5) Adults are professional in their employment and take pride in maintaining a professional image and in achieving professional results. It is often hard for adults to accept anything less than a professional result in anything they do – youngsters don't have the same intangible concept of “professional results.” Youngsters are often quite happy simply to have the teacher compliment them.

6) The body/mind connection and coordination which music requires is not usually tapped in the same way in other areas of adult life. For children, this isn't anything special because so much of what they do is teaching them new connections between mind and body, but for adults this can be a challenge.

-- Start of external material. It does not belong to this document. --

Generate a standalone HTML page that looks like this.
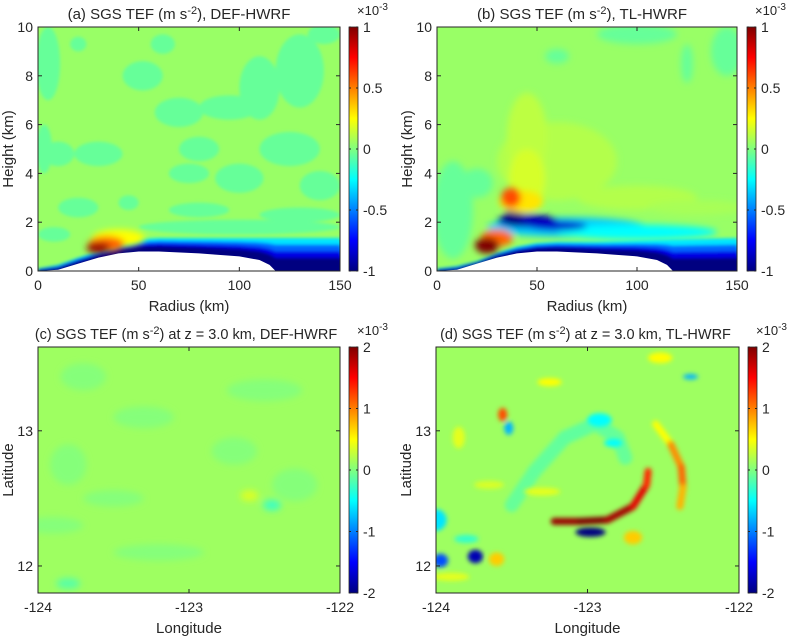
<!DOCTYPE html>
<html><head><meta charset="utf-8">
<style>
html,body{margin:0;padding:0;background:#fff;}
svg{display:block;font-family:"Liberation Sans",Arial,sans-serif;}
</style></head>
<body>
<svg id="fig" width="796" height="637" viewBox="0 0 796 637" xmlns="http://www.w3.org/2000/svg">
<defs>
<filter id="blurA" x="-50%" y="-50%" width="200%" height="200%"><feGaussianBlur stdDeviation="3.5"/></filter>
<filter id="blurS" x="-50%" y="-50%" width="200%" height="200%"><feGaussianBlur stdDeviation="1.5"/></filter>
<filter id="blurD" x="-50%" y="-50%" width="200%" height="200%"><feGaussianBlur stdDeviation="2.5"/></filter>
<linearGradient id="jetGrad" x1="0" y1="1" x2="0" y2="0">
<stop offset="0" stop-color="#000080"/><stop offset="0.125" stop-color="#0000ff"/>
<stop offset="0.375" stop-color="#00ffff"/><stop offset="0.625" stop-color="#ffff00"/>
<stop offset="0.875" stop-color="#ff0000"/><stop offset="1" stop-color="#800000"/>
</linearGradient>
</defs>
</svg>
<script>
// ---- data ----
const aXTicks=[0,50,100,150];
const aYTicks=[0,2,4,6,8,10];
const abCbTicks=[-1,-0.5,0,0.5,1];
const cdXTicks=[-124,-123,-122];
const cdYTicks=[12,13];
const cdCbTicks=[-2,-1,0,1,2];
const terrR=[0,10,20,30,40,50,60,80,100,110,115,118];
const terrZ=[0,0.05,0.3,0.55,0.72,0.8,0.8,0.72,0.6,0.45,0.25,0];
const bandR=[0,10,20,30,40,50,60,80,100,120,150];
const bandTopA=[0.1,0.25,0.55,0.8,1.1,1.3,1.35,1.35,1.35,1.35,1.35];
const bandTopB=[0.1,0.2,0.4,0.75,1.0,1.15,1.2,1.2,1.25,1.3,1.35];
const bandFrac=[1,0.8,0.6,0.4];
const bandVal=[-0.3,-0.55,-0.8,-1.0];
const aPatchR=[5,3,20,62,52,70,95,110,130,142,125,80,30,10,75,100,140,130,20,45,80,100,8];
const aPatchZ=[8.5,5,9.3,9.3,8.0,6.5,6.7,7.5,8.2,9.7,5.0,5.0,4.8,4.8,4.0,3.8,3.5,2.3,2.6,2.8,2.5,1.8,1.5];
const aPatchRx=[6,4,4,6,10,12,15,10,12,8,15,10,12,8,10,12,10,20,10,5,15,50,8];
const aPatchRz=[1.5,1.0,0.3,0.4,0.6,0.6,0.5,1.3,1.5,0.4,0.7,0.5,0.5,0.5,0.4,0.6,0.6,0.3,0.4,0.3,0.3,0.3,0.3];
const aPatchV=[-0.05,-0.05,-0.05,-0.05,-0.05,-0.05,-0.05,-0.05,-0.05,-0.05,-0.05,-0.05,-0.05,-0.05,-0.05,-0.05,-0.05,-0.05,-0.05,-0.05,-0.05,-0.05,-0.05];
const aFeatR=[40,34,30];
const aFeatZ=[1.35,1.1,0.95];
const aFeatRx=[13,9,6];
const aFeatRz=[0.35,0.32,0.22];
const aFeatV=[0.25,0.55,0.95];
const bPatchR=[8,20,100,145,125,60,60,45,45,100,130];
const bPatchZ=[2.5,3.6,9.7,9,8.5,8.8,4.5,5.5,3.8,3.0,2.6];
const bPatchRx=[10,8,20,8,3,6,30,10,9,30,25];
const bPatchRz=[2,0.6,0.4,1,0.8,0.3,1.6,1.8,1.2,0.5,0.3];
const bPatchV=[-0.05,-0.05,-0.05,-0.05,-0.05,-0.05,0.1,0.12,0.17,0.1,0.08];
const bFeatR=[65,100,45,60,38,42,37,30,25];
const bFeatZ=[1.8,1.6,2.05,1.85,2.2,2.85,3.0,1.35,1.05];
const bFeatRx=[40,40,15,15,5,11,5,8,6];
const bFeatRz=[0.4,0.3,0.28,0.2,0.3,0.45,0.4,0.35,0.33];
const bFeatV=[-0.35,-0.25,-0.9,-0.85,-1.0,0.3,0.6,0.55,1.0];
const cBlobLon=[-123.7,-123.3,-122.5,-123.8,-123.5,-122.7,-122.3,-123.9,-123.2,-122.6,-122.45,-123.8];
const cBlobLat=[13.4,13.1,13.3,12.75,12.5,12.85,12.6,12.3,12.1,12.52,12.45,11.87];
const cBlobRl=[0.15,0.2,0.25,0.12,0.2,0.15,0.15,0.2,0.3,0.06,0.06,0.08];
const cBlobRt=[0.1,0.08,0.08,0.15,0.06,0.1,0.12,0.06,0.06,0.04,0.04,0.04];
const cBlobV=[0.02,0.02,0.02,0.02,0.02,0.02,0.02,0.02,0.02,0.35,-0.25,-0.15];
const dBlobLon=[-122.98,-123.74,-123.97,-124.0,-123.56,-123.52,-122.92,-122.83,-122.32,-123.25,-122.52,-122.70,-123.9,-123.6,-123.3,-123.85,-123.65,-123.8];
const dBlobLat=[12.25,12.07,12.04,12.34,13.12,13.02,13.08,12.91,13.40,13.36,13.54,12.21,11.92,12.05,12.55,12.95,12.6,12.2];
const dBlobRl=[0.1,0.05,0.05,0.07,0.03,0.03,0.08,0.06,0.05,0.08,0.08,0.06,0.12,0.05,0.12,0.04,0.1,0.08];
const dBlobRt=[0.035,0.05,0.05,0.08,0.05,0.05,0.05,0.03,0.02,0.03,0.04,0.05,0.03,0.05,0.03,0.08,0.03,0.03];
const dBlobV=[-2,-1.8,-1.2,-0.6,1.2,-0.8,-0.5,-0.5,-0.8,0.5,0.5,0.7,0.4,0.7,0.4,0.4,0.35,-0.3];
const arcLon=[-123.22,-123.05,-122.87,-122.70,-122.61,-122.60];
const arcLat=[12.33,12.33,12.34,12.44,12.6,12.7];
const arcV=[1.8,2,2,1.7,1.5,1.2];
const outerLon=[-122.55,-122.45,-122.38,-122.37,-122.39];
const outerLat=[13.05,12.9,12.73,12.58,12.44];
const outerV=[0.4,0.6,1.3,0.9,0.7];
const swirlLon=[-123.5,-123.35,-123.15,-122.95,-122.8,-122.75];
const swirlLat=[12.45,12.7,12.95,13.05,12.95,12.8];
const swirlV=[-0.1,-0.1,-0.12,-0.12,-0.1,-0.1];

// ---- helpers ----
const NS='http://www.w3.org/2000/svg';
const svg=document.getElementById('fig');
function mk(tag,attrs,parent){const e=document.createElementNS(NS,tag);for(const k in attrs)e.setAttribute(k,attrs[k]);(parent||svg).appendChild(e);return e;}
function clamp(x){return Math.max(0,Math.min(1,x));}
function jet(v,lim){const t=(v+lim)/(2*lim);const r=clamp(1.5-Math.abs(4*t-3)),g=clamp(1.5-Math.abs(4*t-2)),b=clamp(1.5-Math.abs(4*t-1));
 return 'rgb('+Math.round(r*255)+','+Math.round(g*255)+','+Math.round(b*255)+')';}
function interp(xs,ys,x){if(x<=xs[0])return ys[0];for(let i=1;i<xs.length;i++){if(x<=xs[i]){const f=(x-xs[i-1])/(xs[i]-xs[i-1]);return ys[i-1]+f*(ys[i]-ys[i-1]);}}return ys[ys.length-1];}

function makePanel(p){
 const sx=v=>p.x0+(v-p.xd[0])/(p.xd[1]-p.xd[0])*(p.x1-p.x0);
 const sy=v=>p.y1-(v-p.yd[0])/(p.yd[1]-p.yd[0])*(p.y1-p.y0);
 p.sx=sx;p.sy=sy;
 const cp=mk('clipPath',{id:'clip'+p.id});
 mk('rect',{x:p.x0,y:p.y0,width:p.x1-p.x0,height:p.y1-p.y0},cp);
 const g=mk('g',{'clip-path':'url(#clip'+p.id+')'});
 
 
 const bg=mk('rect',{x:p.x0,y:p.y0,width:p.x1-p.x0,height:p.y1-p.y0,fill:jet(p.bg,p.lim)},g);
 
 
 p.g=g;
 return p;
}
function blobs(p,X,Y,RX,RY,V,filt){
 const gg=mk('g',{filter:'url(#'+filt+')'},p.g);
 for(let i=0;i<X.length;i++){
  const e=mk('ellipse',{cx:p.sx(X[i]),cy:p.sy(Y[i]),rx:Math.abs(p.sx(X[i]+RX[i])-p.sx(X[i])),ry:Math.abs(p.sy(Y[i]+RY[i])-p.sy(Y[i])),fill:jet(V[i],p.lim)},gg);
  
  
 }
}
function streak(p,X,Y,V,w,filt){
 const gg=mk('g',{filter:'url(#'+filt+')'},p.g);
 for(let i=0;i<X.length-1;i++){
  const l=mk('line',{x1:p.sx(X[i]),y1:p.sy(Y[i]),x2:p.sx(X[i+1]),y2:p.sy(Y[i+1]),stroke:jet((V[i]+V[i+1])/2,p.lim),'stroke-width':w,'stroke-linecap':'round'},gg);
  
  
 }
}
function band(p,tops){
 const gg=mk('g',{filter:'url(#blurS)'},p.g);
 for(let k=0;k<bandFrac.length;k++){
  let pts=[];
  for(let r=0;r<=150;r+=2){const t=Math.max(interp(terrR,terrZ,r),0);const top=interp(bandR,tops,r);
   const z=t+(top-t)*bandFrac[k];pts.push(p.sx(r)+','+p.sy(z));}
  pts.push(p.sx(155)+','+(p.y1+5));pts.push(p.sx(0)+','+(p.y1+5));
  const pg=mk('polygon',{points:pts.join(' '),fill:jet(bandVal[k],p.lim)},gg);
  
  
 }
}
function terrain(p){
 let pts=terrR.map((r,i)=>p.sx(r)+','+p.sy(terrZ[i]));
 pts.push(p.sx(118)+','+(p.y1+2));pts.push(p.sx(0)+','+(p.y1+2));
 const t=mk('polygon',{points:pts.join(' '),fill:'#ffffff'},p.g);
 
 
}
function fmt(v){return (v<0?'-':'')+String(Math.abs(v));}
function axes(p,xt,yt,cbt,title,xl,yl){
 const box=mk('rect',{x:p.x0,y:p.y0,width:p.x1-p.x0,height:p.y1-p.y0,fill:'none',stroke:'#262626','stroke-width':1});
 
 
 xt.forEach(v=>{const x=p.sx(v);
  mk('line',{x1:x,y1:p.y1,x2:x,y2:p.y1-4,stroke:'#262626'});
  mk('line',{x1:x,y1:p.y0,x2:x,y2:p.y0+4,stroke:'#262626'});
  const t=mk('text',{x:x,y:p.y1+19,'text-anchor':'middle','font-size':14,fill:'#262626'});t.textContent=fmt(v);
  
  });
 yt.forEach(v=>{const y=p.sy(v);
  mk('line',{x1:p.x0,y1:y,x2:p.x0+4,y2:y,stroke:'#262626'});
  mk('line',{x1:p.x1,y1:y,x2:p.x1-4,y2:y,stroke:'#262626'});
  const t=mk('text',{x:p.x0-5,y:y+5,'text-anchor':'end','font-size':14,fill:'#262626'});t.textContent=fmt(v);
  
  });
 const xlab=mk('text',{x:(p.x0+p.x1)/2,y:p.y1+40,'text-anchor':'middle','font-size':15,fill:'#262626'});xlab.textContent=xl;
 
 
 const cy=(p.y0+p.y1)/2;
 const ylab=mk('text',{x:0,y:0,transform:'translate('+(p.x0-25)+','+cy+') rotate(-90)','text-anchor':'middle','font-size':15,fill:'#262626'});ylab.textContent=yl;
 
 
 const tt=mk('text',{x:(p.x0+p.x1)/2+p.toff,y:p.y0-8,'text-anchor':'middle','font-size':p.tfs,fill:'#262626'});
 tt.innerHTML=title;
 
 
 const cb=mk('rect',{x:p.cbx,y:p.y0,width:9,height:p.y1-p.y0,fill:'url(#jetGrad)',stroke:'#262626','stroke-width':0.8});
 
 
 cbt.forEach(v=>{const y=p.y1-(v+p.lim)/(2*p.lim)*(p.y1-p.y0);
  mk('line',{x1:p.cbx,y1:y,x2:p.cbx+2,y2:y,stroke:'#262626'});
  mk('line',{x1:p.cbx+9,y1:y,x2:p.cbx+7,y2:y,stroke:'#262626'});
  const t=mk('text',{x:p.cbx+14,y:y+5,'font-size':14,fill:'#262626'});t.textContent=fmt(v);
  
  });
 const ex=mk('text',{x:p.cbx+8,y:p.y0-12,'font-size':13,fill:'#262626'});
 ex.innerHTML='×10<tspan dy="-5" font-size="10">-3</tspan>';
 
 
}

// ---- panels ----
const pa=makePanel({id:'a',x0:38,x1:340,y0:27,y1:271,xd:[0,150],yd:[0,10],lim:1,bg:0.05,cbx:349,toff:-10,tfs:15});
blobs(pa,aPatchR,aPatchZ,aPatchRx,aPatchRz,aPatchV,'blurS');
band(pa,bandTopA);
blobs(pa,aFeatR,aFeatZ,aFeatRx,aFeatRz,aFeatV,'blurA');
terrain(pa);
axes(pa,aXTicks,aYTicks,abCbTicks,'(a) SGS TEF (m s<tspan dy="-5" font-size="11">-2</tspan><tspan dy="5">), DEF-HWRF</tspan>','Radius (km)','Height (km)');

const pb=makePanel({id:'b',x0:437,x1:737,y0:27,y1:271,xd:[0,150],yd:[0,10],lim:1,bg:0.05,cbx:747,toff:-5,tfs:15});
blobs(pb,bPatchR,bPatchZ,bPatchRx,bPatchRz,bPatchV,'blurA');
band(pb,bandTopB);
blobs(pb,bFeatR,bFeatZ,bFeatRx,bFeatRz,bFeatV,'blurA');
terrain(pb);
axes(pb,aXTicks,aYTicks,abCbTicks,'(b) SGS TEF (m s<tspan dy="-5" font-size="11">-2</tspan><tspan dy="5">), TL-HWRF</tspan>','Radius (km)','Height (km)');

const pc=makePanel({id:'c',x0:38,x1:340,y0:347,y1:593,xd:[-124,-122],yd:[11.8,13.62],lim:2,bg:0.12,cbx:349,toff:-3,tfs:14.5});
blobs(pc,cBlobLon,cBlobLat,cBlobRl,cBlobRt,cBlobV,'blurA');
axes(pc,cdXTicks,cdYTicks,cdCbTicks,'(c) SGS TEF (m s<tspan dy="-5" font-size="11">-2</tspan><tspan dy="5">) at z = 3.0 km, DEF-HWRF</tspan>','Longitude','Latitude');

const pd=makePanel({id:'d',x0:436,x1:739,y0:347,y1:593,xd:[-124,-122],yd:[11.8,13.62],lim:2,bg:0.12,cbx:748,toff:-2,tfs:14.5});
streak(pd,swirlLon,swirlLat,swirlV,14,'blurD');
blobs(pd,dBlobLon,dBlobLat,dBlobRl,dBlobRt,dBlobV,'blurD');
streak(pd,outerLon,outerLat,outerV,7,'blurD');
streak(pd,arcLon,arcLat,arcV,7,'blurD');
axes(pd,cdXTicks,cdYTicks,cdCbTicks,'(d) SGS TEF (m s<tspan dy="-5" font-size="11">-2</tspan><tspan dy="5">) at z = 3.0 km, TL-HWRF</tspan>','Longitude','Latitude');
</script>
</body></html>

Adults have several obstacles in their way, none of which is insurmountable but must be understood in advance in order to have as little impact on an adult student's progress as possible:

  • Work demands
  • Family demands
  • Home maintenance/repair/improvement
Often these demands fluctuate in how much time they require of a person, and this can lead to great frustration when it interferes with lesson times or with practice time. Practicing for 10-15 minutes, if done every day, can help a student continue to progress through days or weeks when a more traditional half-hour of practice isn't possible. Even 5 minutes, if used wisely on a daily basis, can keep a student from slipping backwards musically. The concept of “I have to practice for 30 minutes!” can lead to great frustration. A good teacher will understand the demands on an adult student's time and won't always expect the same amount of weekly practice. The teacher can help the adult student minimize frustration and maximize effective use of any available time. Adult students may also need to realize that time may need to come from other personal activities and they may need to prioritize practice over watching TV, playing computer games or spending time online, etc., as do students of all ages.

All of these obstacles can be overcome if the adult student and the music teacher keep things in proper perspective: Music is supposed to be an enrichment of life, not a frustration. Do the best you can with the time you have available, and progress will be made. Don't expect to sound like a professional performer in 6 months. You may never sound like a professional performer and that's perfectly acceptable. You will find your own level of musical involvement which will provide you with great satisfaction, as long as you are flexible in your goals.